Personal information
- Full name: James Frederick Mitchell
- Date of birth: 18 November 1897
- Place of birth: Manchester, England
- Date of death: 30 May 1975 (aged 77)
- Height: 6 ft 1 in (1.85 m)
- Position: Goalkeeper

Senior career*
- Years: Team / Apps / (Gls)
- 1914–1915: Blackpool / 5 / (0)
- Northern Nomads
- 1920–1922: Preston North End / 21 / (0)
- 1922–1926: Manchester City / 99 / (0)
- 1926–1927: Leicester City / 0 / (0)
- Total:  / 125 / (0)

International career
- 1920: Great Britain / 1 / (0)
- 1924: England / 1 / (0)

= James Mitchell (footballer, born 1897) =

English footballer (1897–1975)

James Frederick Mitchell, also known as Jim Mitchell, and sometimes Fred Mitchell, (18 November 1897 – 30 May 1975) was an English footballer who played at both professional and international levels as a goalkeeper. Mitchell played professionally for five different clubs – Blackpool, Northern Nomads, Preston North End, Manchester City and Leicester City – across two different leagues – the Football League and Lancashire Combination. Mitchell played in the 1922 FA Cup final and also earned one cap for the England national side in 1924.

==Early life==
Mitchell was born in Manchester on 18 November 1897, and he attended Arnold School and Manchester University.

==Professional career==
Mitchell spent time with a number of different clubs including Blackpool, Northern Nomads, Preston North End, Manchester City and Leicester City.

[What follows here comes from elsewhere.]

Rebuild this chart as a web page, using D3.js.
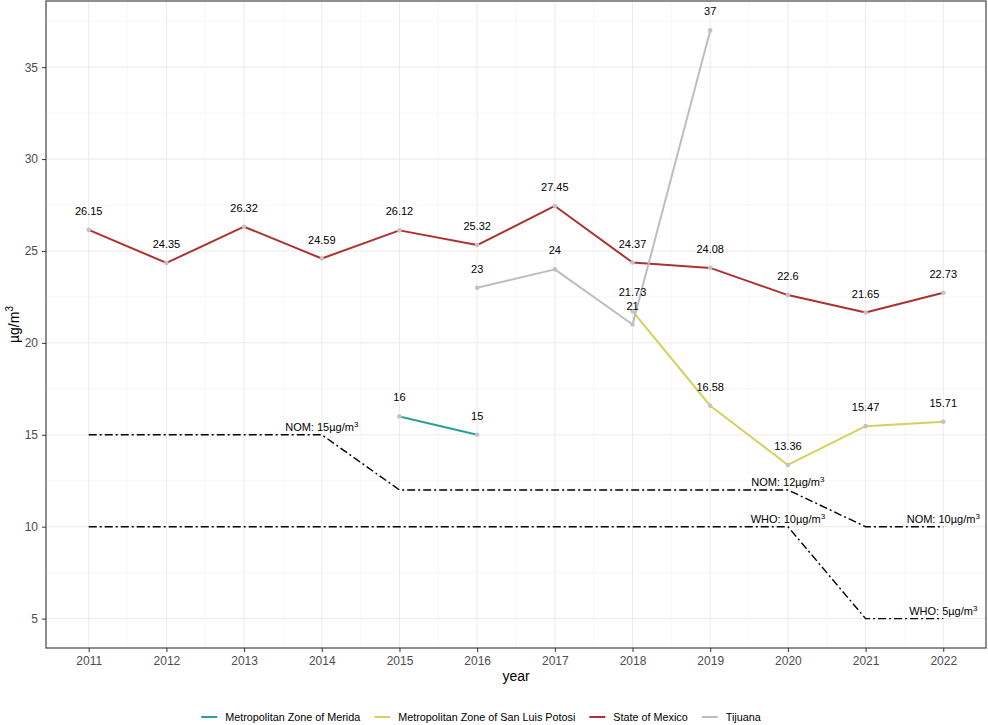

Mitchell played in leagues including the Football League and Lancashire Combination. He started his career with Football League outfit Blackpool, joining them in the 1914–15 season at the age of 17. He played five league matches for the club, deputising for Jimmy Kidd. He made his debut in a goalless draw against Lincoln City at Bloomfield Road on 20 March. Fred Thompson stood in for three matches, before Mitchell returned to the team for the final four games.

Mitchell's career was interrupted by the First World War. He played for Blackpool in the first nine games of the 1915–16, in the Principal Competition, Lancashire Section, after which Kidd took over for the remaining 27 games. After the war, he joined Northern Nomads who played in the Lancashire Combination.

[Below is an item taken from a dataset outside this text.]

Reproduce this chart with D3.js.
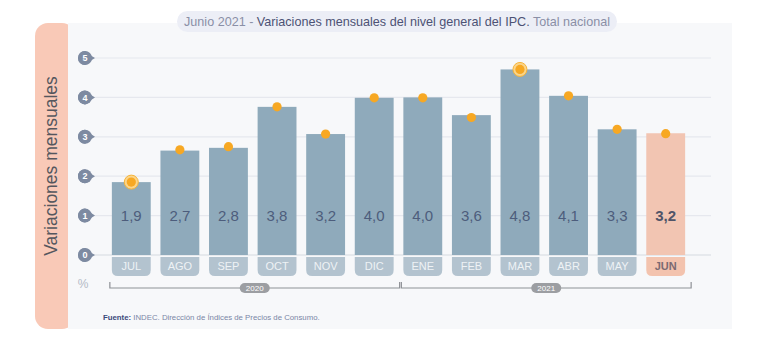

Mitchell returned to the Football League when he was signed by Preston North End in 1920. In his first season with the club, he played just seven matches, five of them in the league. In the following season, he made 16 league appearances and played six FA Cup matches including the 1922 FA Cup final, which was held on 29 April 1922 at London's Stamford Bridge stadium. Preston North End, playing against Huddersfield Town, lost the match 1–0, after Billy Smith scored a penalty in the 67th minute. Mitchell wore spectacles in the match.

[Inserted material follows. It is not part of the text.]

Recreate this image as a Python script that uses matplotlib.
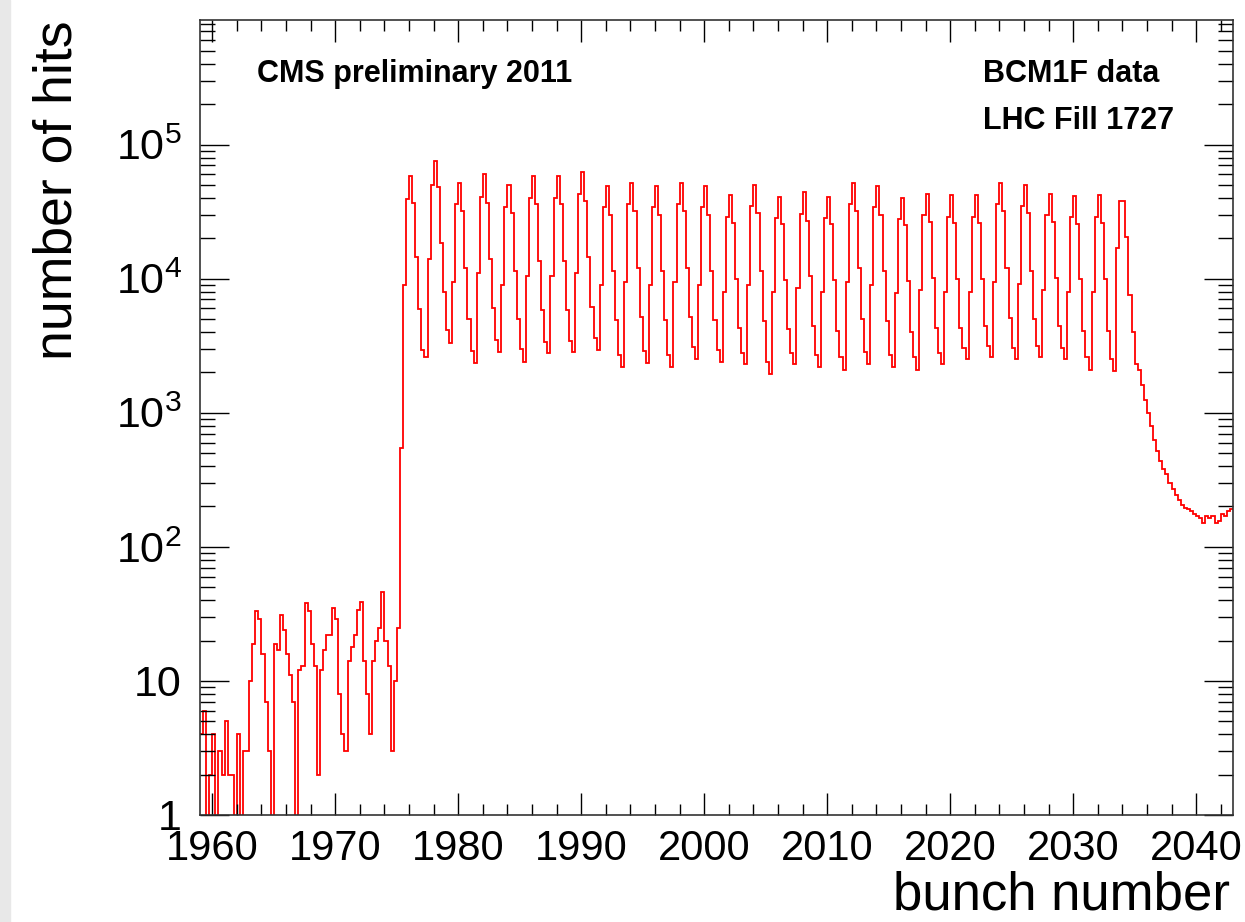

Mitchell left Preston in 1922 to join Manchester City and between 1922 and 1926, he played a total of 109 games for Manchester City, 99 of them in the Football League. He played 17 times in the league as Manchester City were relegated to the Football League Second Division at the end of the 1925–26 campaign. After leaving the club in 1926, Mitchell spent one season with Leicester City. However, he failed to make a first team appearance for the club, and retired from professional football in 1927.

==International career==
While playing for Manchester City, Mitchell earned one international cap for the England national side on 22 October 1924, in a game against Ireland; England ran out as 3–1 victors. The match, which was held at the Goodison Park stadium in Liverpool, was part of the 1925 British Home Championship. Mitchell also wore spectacles in that game, and to date he remains the only player capped for England while wearing spectacles.

Mitchell also represented Great Britain at the 1920 Summer Olympics.

==Later life==
Mitchell died at the age of 77 on 30 May 1975.